## THE REQUEST
All the data should be repeated exactly. Any image in it is left out.

----- DATASET EXTRACT

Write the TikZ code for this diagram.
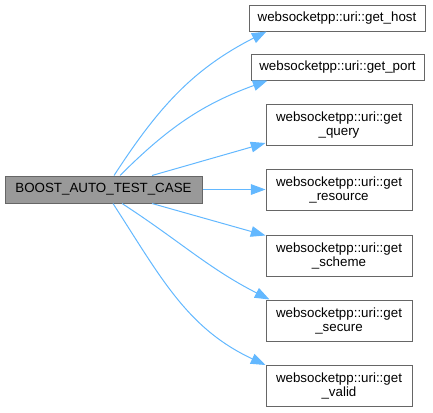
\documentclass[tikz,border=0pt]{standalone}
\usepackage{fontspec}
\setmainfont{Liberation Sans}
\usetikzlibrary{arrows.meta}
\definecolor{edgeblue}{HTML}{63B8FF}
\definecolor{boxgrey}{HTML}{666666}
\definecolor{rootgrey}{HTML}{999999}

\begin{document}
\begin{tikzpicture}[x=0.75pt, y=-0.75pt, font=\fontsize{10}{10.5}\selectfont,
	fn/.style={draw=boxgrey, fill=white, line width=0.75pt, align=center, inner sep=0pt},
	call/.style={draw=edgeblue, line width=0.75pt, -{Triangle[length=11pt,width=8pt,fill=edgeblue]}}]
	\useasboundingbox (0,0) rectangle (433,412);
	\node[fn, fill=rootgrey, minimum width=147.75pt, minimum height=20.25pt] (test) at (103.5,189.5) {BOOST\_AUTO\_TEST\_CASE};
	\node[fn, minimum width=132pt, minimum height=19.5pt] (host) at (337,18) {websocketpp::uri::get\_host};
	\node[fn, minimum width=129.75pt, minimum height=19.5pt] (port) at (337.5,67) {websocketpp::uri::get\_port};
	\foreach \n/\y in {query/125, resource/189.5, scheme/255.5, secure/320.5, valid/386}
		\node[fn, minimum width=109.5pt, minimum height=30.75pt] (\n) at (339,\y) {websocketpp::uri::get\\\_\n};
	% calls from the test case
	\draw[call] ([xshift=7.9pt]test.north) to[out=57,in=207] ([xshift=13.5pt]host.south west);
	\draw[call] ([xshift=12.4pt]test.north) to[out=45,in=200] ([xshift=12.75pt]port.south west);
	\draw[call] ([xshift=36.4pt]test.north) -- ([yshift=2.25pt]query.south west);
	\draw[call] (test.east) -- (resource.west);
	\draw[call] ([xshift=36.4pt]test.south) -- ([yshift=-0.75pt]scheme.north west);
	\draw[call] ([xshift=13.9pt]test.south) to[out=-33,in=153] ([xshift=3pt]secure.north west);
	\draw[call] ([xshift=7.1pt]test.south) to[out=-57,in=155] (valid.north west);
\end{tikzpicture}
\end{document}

----------

## RESPONSE
Write the TikZ code for this diagram.
\documentclass[tikz,border=0pt]{standalone}
\usepackage{fontspec}
\setmainfont{Liberation Sans}
\usetikzlibrary{arrows.meta}
\definecolor{edgeblue}{HTML}{63B8FF}
\definecolor{boxgrey}{HTML}{666666}
\definecolor{rootgrey}{HTML}{999999}

\begin{document}
\begin{tikzpicture}[x=0.75pt, y=-0.75pt, font=\fontsize{10}{10.5}\selectfont,
	fn/.style={draw=boxgrey, fill=white, line width=0.75pt, align=center, inner sep=0pt},
	call/.style={draw=edgeblue, line width=0.75pt, -{Triangle[length=11pt,width=8pt,fill=edgeblue]}}]
	\useasboundingbox (0,0) rectangle (433,412);
	\node[fn, fill=rootgrey, minimum width=147.75pt, minimum height=20.25pt] (test) at (103.5,189.5) {BOOST\_AUTO\_TEST\_CASE};
	\node[fn, minimum width=132pt, minimum height=19.5pt] (host) at (337,18) {websocketpp::uri::get\_host};
	\node[fn, minimum width=129.75pt, minimum height=19.5pt] (port) at (337.5,67) {websocketpp::uri::get\_port};
	\foreach \n/\y in {query/125, resource/189.5, scheme/255.5, secure/320.5, valid/386}
		\node[fn, minimum width=109.5pt, minimum height=30.75pt] (\n) at (339,\y) {websocketpp::uri::get\\\_\n};
	% calls from the test case
	\draw[call] ([xshift=7.9pt]test.north) to[out=57,in=207] ([xshift=13.5pt]host.south west);
	\draw[call] ([xshift=12.4pt]test.north) to[out=45,in=200] ([xshift=12.75pt]port.south west);
	\draw[call] ([xshift=36.4pt]test.north) -- ([yshift=2.25pt]query.south west);
	\draw[call] (test.east) -- (resource.west);
	\draw[call] ([xshift=36.4pt]test.south) -- ([yshift=-0.75pt]scheme.north west);
	\draw[call] ([xshift=13.9pt]test.south) to[out=-33,in=153] ([xshift=3pt]secure.north west);
	\draw[call] ([xshift=7.1pt]test.south) to[out=-57,in=155] (valid.north west);
\end{tikzpicture}
\end{document}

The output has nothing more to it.